[Records excerpted from a collection]
☆ ☆ ☆ ☆ ☆
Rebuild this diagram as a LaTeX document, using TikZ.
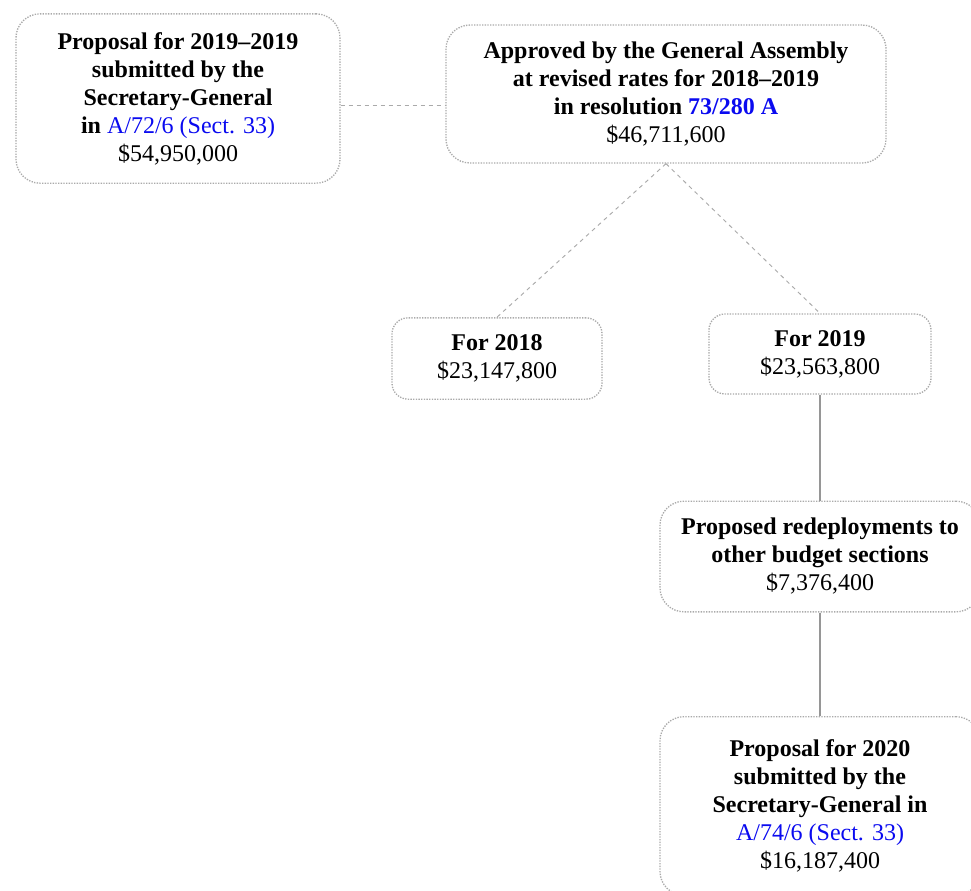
\documentclass[tikz,border=0pt]{standalone}
\usepackage{fontspec}
\setmainfont{Liberation Serif}
\usetikzlibrary{positioning,calc}

\definecolor{docblue}{RGB}{10,10,240}
\definecolor{boxgray}{RGB}{170,170,170}
\definecolor{linegray}{RGB}{150,150,150}

\begin{document}
\begin{tikzpicture}[x=0.75pt,y=-0.75pt,
    box/.style={draw=boxgray,densely dotted,line width=1pt,rounded corners=18pt,align=center,
      inner sep=0pt,font=\fontsize{18}{21}\selectfont},
    link/.style={draw=boxgray,dashed,line width=0.7pt},
    stem/.style={draw=linegray,line width=0.8pt}]
    \useasboundingbox (0,0) rectangle (971,890);
    \clip (0,0) rectangle (971,890);
    \fill[white] (0,0) rectangle (971,890);
    % top row
    \node[box,minimum width=243pt,minimum height=127pt] (prop) at (178,98.5)
      {\textbf{Proposal for 2019–2019}\\ \textbf{submitted by the}\\ \textbf{Secretary-General}\\
       \textbf{in} \textcolor{docblue}{A/72/6 (Sect. 33)}\\ \$54,950,000};
    \node[box,minimum width=330pt,minimum height=103.5pt] (appr) at (666,94)
      {\textbf{Approved by the General Assembly}\\ \textbf{at revised rates for 2018–2019}\\
       \textbf{in resolution \textcolor{docblue}{73/280 A}}\\ \$46,711,600};
    % split by year
    \node[box,minimum width=157.5pt,minimum height=61pt,rounded corners=12pt] (y18) at (497,358.5)
      {\textbf{For 2018}\\ \$23,147,800};
    \node[box,minimum width=166.5pt,minimum height=60pt,rounded corners=12pt] (y19) at (820,354)
      {\textbf{For 2019}\\ \$23,563,800};
    % 2019 onwards
    \node[box,minimum width=240pt,minimum height=83pt] (redep) at (820,556.5)
      {\textbf{Proposed redeployments to}\\ \textbf{other budget sections}\\ \$7,376,400};
    \node[box,minimum width=240pt,minimum height=134pt] (prop20) at (820,806)
      {\textbf{Proposal for 2020}\\ \textbf{submitted by the}\\ \textbf{Secretary-General in}\\
       \textcolor{docblue}{A/74/6 (Sect. 33)}\\ \$16,187,400};
    \draw[link] (prop.east |- 0,105) -- (appr.west |- 0,105);
    \draw[link] (appr.south) -- (y18.north);
    \draw[link] (appr.south) -- (y19.north);
    \draw[stem] (y19.south) -- (redep.north);
    \draw[stem] (redep.south) -- (prop20.north);
  \end{tikzpicture}
\end{document}
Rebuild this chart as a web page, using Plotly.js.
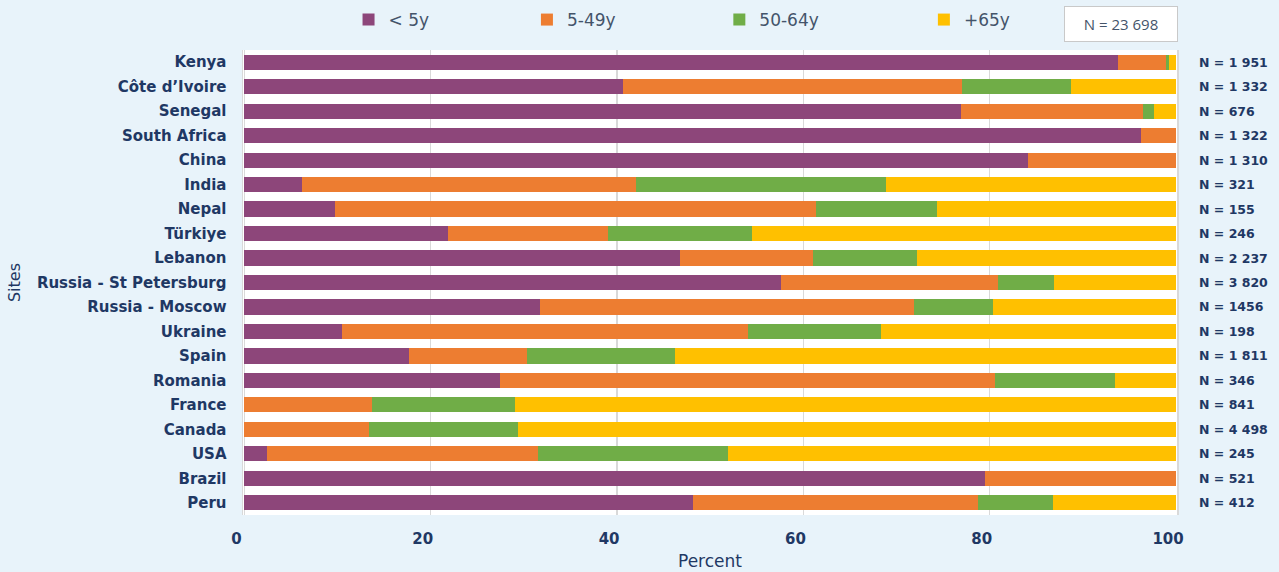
<!DOCTYPE html>
<html>
<head>
<meta charset="utf-8">
<script src="https://cdn.plot.ly/plotly-3.0.1.min.js"></script>
<style>
html, body { margin: 0; padding: 0; background: #E8F3FA; }
#chart { width: 1279px; height: 572px; }
</style>
</head>
<body>
<div id="chart"></div>
<script>
const sites = ['Kenya', 'Côte d’Ivoire', 'Senegal', 'South Africa', 'China', 'India', 'Nepal', 'Türkiye', 'Lebanon',
  'Russia - St Petersburg', 'Russia - Moscow', 'Ukraine', 'Spain', 'Romania', 'France', 'Canada', 'USA', 'Brazil', 'Peru'];
const under5 = [93.8, 40.6, 76.9, 96.2, 84.1, 6.2, 9.7, 21.9, 46.8, 57.6, 31.7, 10.5, 17.7, 27.4, 0, 0, 2.4, 79.5, 48.2];
const age5to49 = [5.1, 36.4, 19.5, 3.8, 15.9, 35.8, 51.7, 17.1, 14.2, 23.3, 40.2, 43.6, 12.6, 53.2, 13.7, 13.4, 29.1, 20.5, 30.5];
const age50to64 = [0.3, 11.7, 1.2, 0, 0, 26.9, 12.9, 15.5, 11.2, 6.0, 8.4, 14.2, 15.9, 12.8, 15.3, 16.0, 20.4, 0, 8.1];
const age65plus = [0.8, 11.3, 2.4, 0, 0, 31.1, 25.7, 45.5, 27.8, 13.1, 19.7, 31.7, 53.8, 6.6, 71.0, 70.6, 48.1, 0, 13.2];
const nLabels = ['N = 1 951', 'N = 1 332', 'N = 676', 'N = 1 322', 'N = 1 310', 'N = 321', 'N = 155', 'N = 246', 'N = 2 237',
  'N = 3 820', 'N = 1456', 'N = 198', 'N = 1 811', 'N = 346', 'N = 841', 'N = 4 498', 'N = 245', 'N = 521', 'N = 412'];
const seriesNames = ['< 5y', '5-49y', '50-64y', '+65y'];
const totalLabel = 'N = 23 698';

const colors = ['#8D467A', '#ED7D31', '#70AD47', '#FFC000'];
const values = [under5, age5to49, age50to64, age65plus];
const legendIds = ['legend', 'legend2', 'legend3', 'legend4'];
const legendX = [0.113, 0.304, 0.510, 0.729];
const navy = '#1F3864';

const traces = values.map((v, i) => ({
  type: 'bar',
  orientation: 'h',
  name: seriesNames[i],
  y: sites,
  x: v,
  legend: legendIds[i],
  marker: { color: colors[i], line: { width: 0 } },
  hoverinfo: 'skip'
}));

const annotations = sites.map((s, i) => ({
  xref: 'paper', yref: 'y',
  x: 1.0214, y: s,
  xanchor: 'left', yanchor: 'middle',
  text: nLabels[i],
  showarrow: false,
  font: { family: 'DejaVu Sans', size: 12.5, color: navy, weight: 'bold' }
}));
annotations.push({
  xref: 'paper', yref: 'paper',
  x: 0.9405, y: 1.055,
  xanchor: 'center', yanchor: 'middle',
  text: totalLabel,
  showarrow: false,
  bgcolor: '#FFFFFF',
  bordercolor: '#C9C9C9',
  borderwidth: 1,
  borderpad: 7,
  width: 98,
  font: { family: 'Open Sans', size: 15, color: '#44546A' }
});

const layout = {
  width: 1279, height: 572,
  margin: { l: 243, r: 102, t: 50, b: 57, pad: 0, autoexpand: false },
  paper_bgcolor: '#E8F3FA',
  plot_bgcolor: '#FFFFFF',
  barmode: 'stack',
  bargap: 0.38,
  showlegend: true,
  xaxis: {
    range: [-0.15, 100.1],
    dtick: 20,
    tick0: 0,
    showgrid: true,
    gridcolor: '#D9D9D9',
    gridwidth: 1.5,
    zeroline: false,
    ticks: '',
    ticklabelshift: -8,
    ticklabelstandoff: 13,
    tickfont: { family: 'DejaVu Sans', size: 15, color: navy, weight: 'bold' },
    title: { text: 'Percent', standoff: 8, font: { family: 'DejaVu Sans', size: 17, color: navy } },
    fixedrange: true
  },
  yaxis: {
    autorange: 'reversed',
    type: 'category',
    showgrid: false,
    zeroline: false,
    showline: true,
    mirror: true,
    linecolor: '#D9D9D9',
    linewidth: 1.5,
    ticks: '',
    ticklabelstandoff: 12,
    tickfont: { family: 'DejaVu Sans', size: 15, color: navy, weight: 'bold' },
    title: { text: 'Sites', standoff: 12, font: { family: 'DejaVu Sans', size: 16, color: navy } },
    fixedrange: true
  },
  annotations: annotations
};

legendIds.forEach((id, i) => {
  layout[id] = {
    orientation: 'h',
    x: legendX[i], xanchor: 'left',
    yref: 'container', y: 0.965, yanchor: 'middle',
    bgcolor: 'rgba(0,0,0,0)',
    font: { family: 'DejaVu Sans', size: 17, color: '#44546A' }
  };
});

Plotly.newPlot('chart', traces, layout, { displayModeBar: false, staticPlot: true });
</script>
</body>
</html>
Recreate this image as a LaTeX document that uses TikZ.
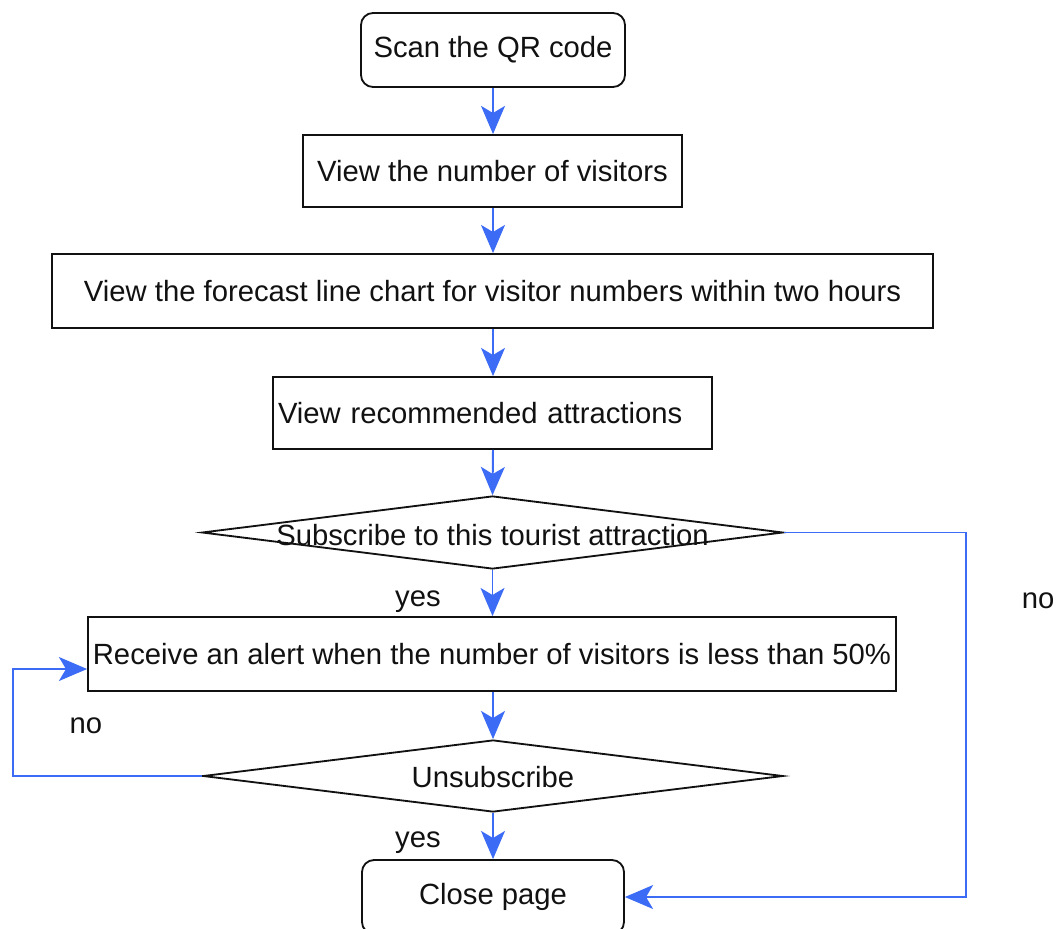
\documentclass[tikz,border=0pt]{standalone}
\usepackage{fontspec}
\setmainfont{Liberation Sans}
\usetikzlibrary{arrows.meta,shapes.geometric,calc}
\newdimen\px
\px=0.025cm
\definecolor{flowblue}{RGB}{60,108,245}
\definecolor{inkc}{RGB}{17,17,17}
\tikzset{
  every node/.style={font=\fontsize{20.8pt}{25pt}\selectfont, text=inkc},
  boxc/.style={draw=inkc, line width=1.3pt, rectangle, inner sep=0pt},
  rboxc/.style={boxc, rounded corners=0.3cm},
  decis/.style={draw=inkc, line width=1.3pt, diamond, inner sep=0pt},
  arr/.style={draw=flowblue, line width=1.4pt,
    -{Stealth[length=20pt,width=17pt,inset=5pt]}},
  lbl/.style={inner sep=0pt}
}
\begin{document}
\begin{tikzpicture}[x=0.025cm,y=-0.025cm]
\clip (0,0) rectangle (1062,928);
\fill[white] (0,0) rectangle (1062,928);

\node[rboxc, minimum width=264*\px, minimum height=74*\px] (scan) at (493,50) {Scan the QR code};
\node[boxc, minimum width=379*\px, minimum height=72*\px] (visit) at (492.5,171) {View the number of visitors};
\node[boxc, minimum width=881*\px, minimum height=74*\px] (fore) at (492.5,291) {View the forecast line chart for visitor numbers within two hours};
\node[boxc, text width=429*\px, inner xsep=5*\px, align=left, minimum height=72*\px] (reco) at (492.5,413) {View recommended attractions};
\node[decis, minimum width=581*\px, minimum height=73*\px] (sub) at (492.5,532.5) {};
\node[lbl] (subt) at (492.5,535) {Subscribe to this tourist attraction};
\node[boxc, minimum width=808*\px, minimum height=74*\px] (alert) at (492,654) {Receive an alert when the number of visitors is less than 50\%};
\node[decis, minimum width=580*\px, minimum height=72*\px] (unsub) at (493,776) {};
\node[lbl] (unsubt) at (493,777) {Unsubscribe};
\node[rboxc, minimum width=262*\px, minimum height=74*\px] (close) at (493,897) {Close page};

\node[lbl] (yes1) at (418,602) {yes};
\node[lbl] (yes2) at (418,843) {yes};
\node[lbl] (no1) at (1038,601) {no};
\node[lbl] (no2) at (86,726) {no};

\coordinate (rc) at (966,532.5);
\coordinate (lc) at (13,669);

\draw[arr] (scan.south) -- (visit.north -| scan.south);
\draw[arr] (visit.south -| scan.south) -- (fore.north -| scan.south);
\draw[arr] (fore.south -| scan.south) -- (reco.north -| scan.south);
\draw[arr] (reco.south -| scan.south) -- (sub.north);
\draw[arr] (sub.south) -- (alert.north -| sub.south);
\draw[arr] (alert.south -| unsub.north) -- (unsub.north);
\draw[arr] (unsub.south) -- (close.north -| unsub.south);
\draw[arr] (sub.east) -- (rc) |- (close.east);
\draw[arr] (unsub.west) -| (lc) -- (alert.west |- lc);
\end{tikzpicture}
\end{document}
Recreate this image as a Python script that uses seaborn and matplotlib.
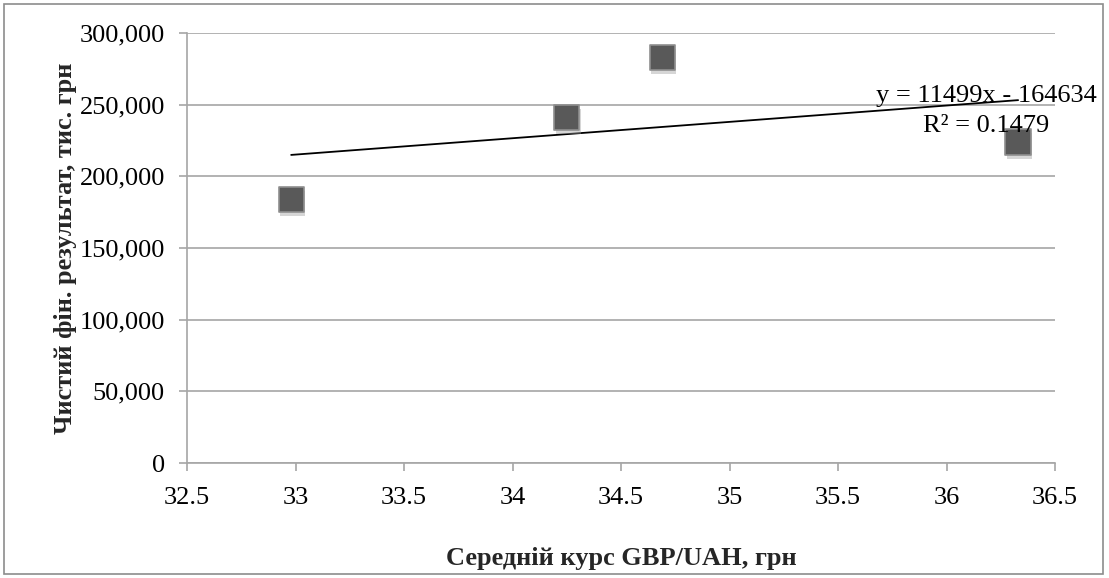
import numpy as np
import pandas as pd
import matplotlib
matplotlib.use("Agg")
import matplotlib.pyplot as plt
import matplotlib.patheffects as pe
from matplotlib.patches import Rectangle
from matplotlib.ticker import FuncFormatter, MultipleLocator
import seaborn as sns

# Data
gbp_rate = [32.98, 34.25, 34.69, 36.33]
net_result = [184000, 241000, 283000, 224000]
eq_text = "y = 11499x - 164634"
r2_text = "R² = 0.1479"
x_label = "Середній курс GBP/UAH, грн"
y_label = "Чистий фін. результат, тис. грн"

df = pd.DataFrame({"x": gbp_rate, "y": net_result})

sns.set_theme(style="white")
plt.rcParams["font.family"] = ["Liberation Serif", "DejaVu Serif"]

W, H = 1109, 578
fig = plt.figure(figsize=(W / 100, H / 100), dpi=100)
ax = fig.add_axes([187 / W, 1 - 463 / H, (1055 - 187) / W, (463 - 33) / H])

grid_c = "#a6a6a6"
ax.set_xlim(32.5, 36.5)
ax.set_ylim(0, 300000)
ax.xaxis.set_major_locator(MultipleLocator(0.5))
ax.yaxis.set_major_locator(MultipleLocator(50000))
ax.yaxis.set_major_formatter(FuncFormatter(lambda v, p: f"{v:,.0f}"))
ax.xaxis.set_major_formatter(FuncFormatter(lambda v, p: f"{v:g}"))
ax.grid(axis="y", color=grid_c, linewidth=1.2)
ax.grid(axis="x", visible=False)
ax.set_axisbelow(True)
for s in ["top", "right"]:
    ax.spines[s].set_visible(False)
for s in ["left", "bottom"]:
    ax.spines[s].set_color(grid_c)
    ax.spines[s].set_linewidth(1.2)
ax.tick_params(axis="both", which="major", direction="out", length=6,
               width=1.2, color=grid_c, labelsize=19, labelcolor="black",
               bottom=True, left=True)
ax.tick_params(axis="y", pad=10)
ax.tick_params(axis="x", pad=11)

# trendline
sns.regplot(data=df, x="x", y="y", ax=ax, scatter=False, ci=None,
            truncate=True, line_kws={"color": "black", "linewidth": 1.3})

# points with soft shadow
sns.scatterplot(data=df, x="x", y="y", ax=ax, marker="s", s=330,
                color="#595959", edgecolor="#8f8f8f", linewidth=1.2,
                zorder=5,
                path_effects=[pe.SimplePatchShadow(offset=(1, -3),
                                                   shadow_rgbFace="#9a9a9a",
                                                   alpha=0.4),
                              pe.Normal()])

ax.text(0.9205, 0.8395, eq_text, transform=ax.transAxes, ha="center",
        va="baseline", fontsize=19, color="black", zorder=6)
ax.text(0.9205, 0.7698, r2_text, transform=ax.transAxes, ha="center",
        va="baseline", fontsize=19, color="black", zorder=6)

ax.set_xlabel(x_label, fontsize=19, fontweight="bold", labelpad=28)
ax.set_ylabel(y_label, fontsize=19, fontweight="bold", labelpad=2)

fig.patches.append(Rectangle((4 / W, 4 / H), (1103 - 4) / W, (574 - 4) / H,
                             transform=fig.transFigure, fill=False,
                             edgecolor="#8c8c8c", linewidth=1.2))

fig.savefig("out.png", dpi=100, facecolor="white")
☆ ☆ ☆ ☆ ☆
Exercise brief
Leaving out all pictures, set down exactly the lines of the material above, from the line with "Recreate this image as a Python" to the line with "ax = fig.add_axes([187" inclusive, and no others.

Response to this exercise
Recreate this image as a Python script that uses seaborn and matplotlib.
import numpy as np
import pandas as pd
import matplotlib
matplotlib.use("Agg")
import matplotlib.pyplot as plt
import matplotlib.patheffects as pe
from matplotlib.patches import Rectangle
from matplotlib.ticker import FuncFormatter, MultipleLocator
import seaborn as sns

# Data
gbp_rate = [32.98, 34.25, 34.69, 36.33]
net_result = [184000, 241000, 283000, 224000]
eq_text = "y = 11499x - 164634"
r2_text = "R² = 0.1479"
x_label = "Середній курс GBP/UAH, грн"
y_label = "Чистий фін. результат, тис. грн"

df = pd.DataFrame({"x": gbp_rate, "y": net_result})

sns.set_theme(style="white")
plt.rcParams["font.family"] = ["Liberation Serif", "DejaVu Serif"]

W, H = 1109, 578
fig = plt.figure(figsize=(W / 100, H / 100), dpi=100)
ax = fig.add_axes([187 / W, 1 - 463 / H, (1055 - 187) / W, (463 - 33) / H])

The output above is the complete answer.